Phase-out of Coal Power

Baek Woon-kyu (third from left), minister of trade, industry and energy is briefed on measures to reduce fine dust at the Dangjin Thermal Power Plant of Korea East-West Power.
Baek Woon-kyu (third from left), minister of trade, industry and energy is briefed on measures to reduce fine dust at the Dangjin Thermal Power Plant of Korea East-West Power.

A 9.8-megawatt solar power plant will be eventually built at the site of Dangjin Eco Power’s coal-fired power plant in South Chungcheong Province, ending a controversy over coal-power phase-out. This will mark the first time that a renewable energy facility will be constructed at a site set aside for a coal-fired power plant under the government's energy conversion policy.

"There are 30 coal-fired power plants in the South Chungcheong Province area. If we build another coal-fired power plant in the area, it will have a direct impact on air quality of the Seoul metropolitan area,” Baek Woon-kyu, minister of trade, industry and energy, told reporters after discussing anti-fine dust measures at the coal-fired power plant on May 23.

“Dangjin Eco Power’s Coal-fired Power Plant will be moved to Ulsan and Eumseong. We will build a solar power plant on the site instead,” Baek said. The Ministry of Trade, Industry and Energy is planning to finalize its plan at an Electricity Committee meeting on May 24.

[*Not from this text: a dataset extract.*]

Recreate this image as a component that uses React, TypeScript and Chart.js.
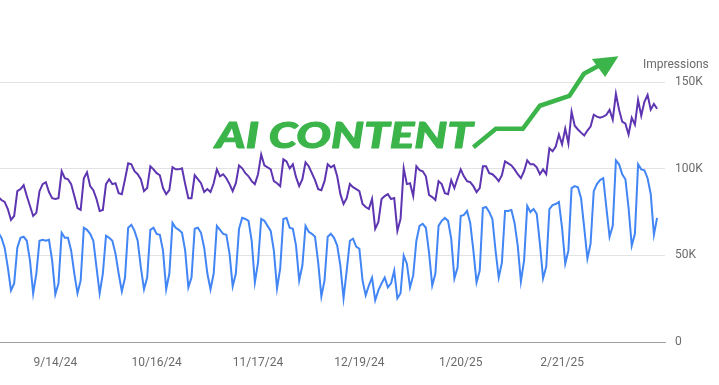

Initially, Korea East-West Power and SK Gas were pushing for the construction of two 580-MW coal-fired power plants in Dangjin through Dangjin Eco Power. This project was included in the 5th Basic Power Supply Plan in December 2010 and then received permission as a power generation project in July of the following year. In April of 2017, the Electric Power Source Development deliberated the project and stamped the project papers with the seals of approval. It is the Moon Jae-in government's coal-power phase-out policy that brought a halt to the project whose enforcement plant that would have been approved this year. The Moon Jae-in administration has announced that it will review a plan to build nine new coal-fired power plants from scratch as part of measures against fine dust after its inauguration.

However, controversy over the policy of de-coalification arose, cutting the number of coal-fired power plants to be cancelled from nine to four -- POSCO Energy's Samcheok Pospower 1 and 2 and Dangjin Eco Power 1 and 2. In December of last year, the eighth Electric Power Supply Plan was announced. The plan says that the government will build a coal-fired plant in Samcheok as originally planned and Dangjin Eco Power will be built as two 970 MW LNG-fired power plants in the above-mentioned new locations.